The Rodney Barreto FWC Employee of the Year Award is given to an employee who has made a significant contribution to FWC’s mission of safeguarding Florida’s natural resources. Jessica Pfohl, the Statewide Intelligence Supervisor since 2017, is known for her commitment across divisional lines within FWC and has been instrumental in enhancing the intelligence capabilities of the agency.
Jessica and her team have responded to over 1,700 requests for information related to identifying subjects, groups, and businesses involved in illegal resource activities in the past year. She spends hours monitoring and analyzing social media sites for threats to FWC staff and contractors during high-profile events. Jessica has also created new positions within her team and designed a state-of-the-art Intelligence Command Center to accommodate the expansion of her unit. The center serves as a security hub for commission meetings, public outreach events, and a local emergency operations center for natural disasters or other unusual occurrences. Jessica’s analytical and administrative expertise has received numerous accolades, including her role in Operation Triple Play, a two-year transnational wildlife smuggling investigation involving 3,600 native flying squirrels that were unlawfully poached from central Florida and laundered through captive wildlife licenses.
The Louise Ireland Humphrey Award for 2022 was awarded to Kathy Guindon, who recently retired after a 27-year career. Kathy was known for her enthusiastic approach to fisheries research and her excellent communication skills.

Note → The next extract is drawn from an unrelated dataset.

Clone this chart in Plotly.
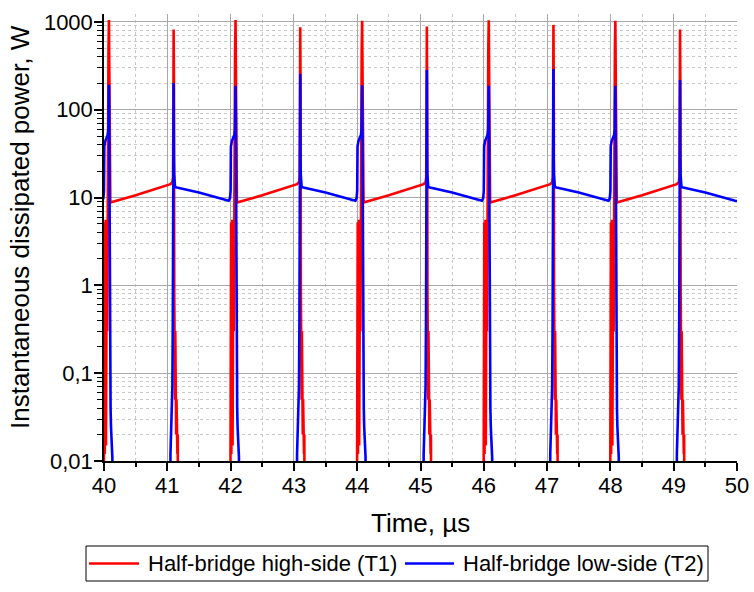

She was particularly involved in studying economically valuable inshore fish, as well as being the scientific lead on several tarpon projects. She even obtained a doctorate degree focused on evaluating catch-and-release mortality in the recreational tarpon fishery while working full-time with FWC.
Kathy’s commitment to science education and collaboration with recreational fishers and guides led to her selection as the director of the Suncoast Youth Conservation Center, which opened in 2016. Under her leadership, the Center has positively impacted the lives of thousands of children, providing field and classroom-based science education on coastal and marine ecosystems. Kathy has since moved to Virginia to take up a faculty position at the Airfield 4-H Conference and Educational Center, where she will continue to build on her education legacy. Her achievements with FWC and her positive, productive example will be an inspiration to others for years to come.